To be done => The listing below begins with the first line you should copy; stop after the line containing "import plotly.graph_objects as go", and drop every picture.

Supplied information =>
################
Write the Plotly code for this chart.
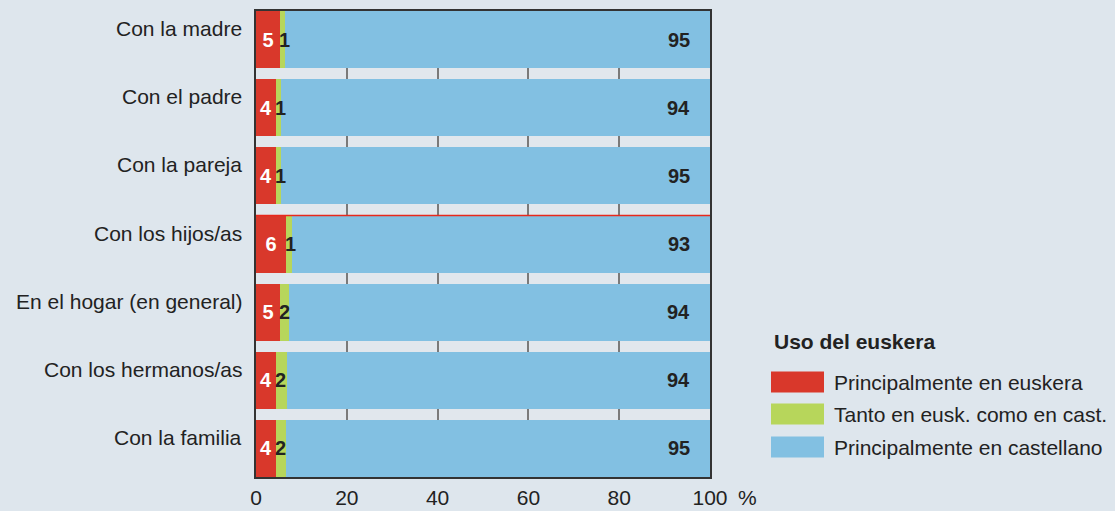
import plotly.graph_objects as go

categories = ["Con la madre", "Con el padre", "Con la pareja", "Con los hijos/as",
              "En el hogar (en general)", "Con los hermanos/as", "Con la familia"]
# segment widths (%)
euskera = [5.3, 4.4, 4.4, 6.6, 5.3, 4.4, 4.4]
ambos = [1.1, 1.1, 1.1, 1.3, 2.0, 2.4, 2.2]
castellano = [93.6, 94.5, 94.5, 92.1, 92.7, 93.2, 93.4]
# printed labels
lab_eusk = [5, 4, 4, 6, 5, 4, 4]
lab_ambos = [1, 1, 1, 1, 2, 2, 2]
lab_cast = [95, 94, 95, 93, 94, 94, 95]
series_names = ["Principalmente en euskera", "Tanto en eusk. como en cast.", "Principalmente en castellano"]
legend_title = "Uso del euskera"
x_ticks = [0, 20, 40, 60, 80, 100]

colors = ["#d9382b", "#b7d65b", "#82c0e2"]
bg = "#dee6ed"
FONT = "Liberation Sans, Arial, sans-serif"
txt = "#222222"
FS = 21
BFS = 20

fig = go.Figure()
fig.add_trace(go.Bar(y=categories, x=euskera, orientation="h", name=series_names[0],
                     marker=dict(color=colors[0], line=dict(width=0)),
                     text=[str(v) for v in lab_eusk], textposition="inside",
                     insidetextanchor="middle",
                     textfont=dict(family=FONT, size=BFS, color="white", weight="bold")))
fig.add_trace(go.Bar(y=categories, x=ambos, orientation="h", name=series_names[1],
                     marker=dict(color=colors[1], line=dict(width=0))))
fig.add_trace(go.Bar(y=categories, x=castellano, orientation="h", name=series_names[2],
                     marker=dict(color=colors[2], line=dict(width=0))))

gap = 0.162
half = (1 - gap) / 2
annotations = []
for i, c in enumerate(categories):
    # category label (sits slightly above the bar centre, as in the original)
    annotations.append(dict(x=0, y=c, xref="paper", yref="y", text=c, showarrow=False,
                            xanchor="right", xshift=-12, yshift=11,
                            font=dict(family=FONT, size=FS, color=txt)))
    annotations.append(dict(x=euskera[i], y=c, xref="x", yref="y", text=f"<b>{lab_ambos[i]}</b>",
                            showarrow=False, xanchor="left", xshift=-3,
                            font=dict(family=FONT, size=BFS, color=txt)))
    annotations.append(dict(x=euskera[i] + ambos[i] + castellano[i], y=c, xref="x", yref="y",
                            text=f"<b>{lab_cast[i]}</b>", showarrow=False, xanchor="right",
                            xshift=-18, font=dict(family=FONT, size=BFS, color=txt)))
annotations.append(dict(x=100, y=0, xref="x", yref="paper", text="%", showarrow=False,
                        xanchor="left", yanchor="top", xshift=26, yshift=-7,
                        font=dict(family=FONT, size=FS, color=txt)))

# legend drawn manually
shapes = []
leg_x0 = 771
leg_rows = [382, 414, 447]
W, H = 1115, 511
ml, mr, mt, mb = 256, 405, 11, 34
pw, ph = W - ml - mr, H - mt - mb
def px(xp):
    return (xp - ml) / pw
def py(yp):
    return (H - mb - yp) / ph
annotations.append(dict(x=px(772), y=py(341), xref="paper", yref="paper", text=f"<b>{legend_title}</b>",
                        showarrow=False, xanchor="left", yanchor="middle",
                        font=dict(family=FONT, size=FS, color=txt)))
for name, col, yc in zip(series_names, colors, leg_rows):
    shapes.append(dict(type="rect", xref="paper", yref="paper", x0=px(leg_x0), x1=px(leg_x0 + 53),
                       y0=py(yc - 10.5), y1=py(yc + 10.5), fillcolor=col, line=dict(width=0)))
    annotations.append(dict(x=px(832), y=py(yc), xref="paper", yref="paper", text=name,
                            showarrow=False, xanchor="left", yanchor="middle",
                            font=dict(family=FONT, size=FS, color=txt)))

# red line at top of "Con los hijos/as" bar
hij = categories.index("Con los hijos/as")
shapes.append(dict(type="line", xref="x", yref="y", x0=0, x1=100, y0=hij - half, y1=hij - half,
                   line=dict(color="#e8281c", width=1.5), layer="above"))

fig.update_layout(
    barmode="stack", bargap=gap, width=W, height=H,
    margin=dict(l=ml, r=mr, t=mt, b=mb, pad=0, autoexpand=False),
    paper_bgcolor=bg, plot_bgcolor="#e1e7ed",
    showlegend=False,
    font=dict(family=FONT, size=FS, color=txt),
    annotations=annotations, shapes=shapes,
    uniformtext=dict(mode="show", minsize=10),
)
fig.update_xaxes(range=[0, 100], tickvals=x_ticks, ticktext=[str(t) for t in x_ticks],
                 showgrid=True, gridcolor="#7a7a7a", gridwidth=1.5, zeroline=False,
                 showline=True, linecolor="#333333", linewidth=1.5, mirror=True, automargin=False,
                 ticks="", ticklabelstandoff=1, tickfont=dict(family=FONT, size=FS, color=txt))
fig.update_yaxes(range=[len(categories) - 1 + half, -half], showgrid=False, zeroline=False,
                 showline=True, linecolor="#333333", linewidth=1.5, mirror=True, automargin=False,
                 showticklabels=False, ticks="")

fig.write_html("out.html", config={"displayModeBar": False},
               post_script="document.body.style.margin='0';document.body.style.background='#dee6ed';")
################
Exercise answer =>
Write the Plotly code for this chart.
import plotly.graph_objects as go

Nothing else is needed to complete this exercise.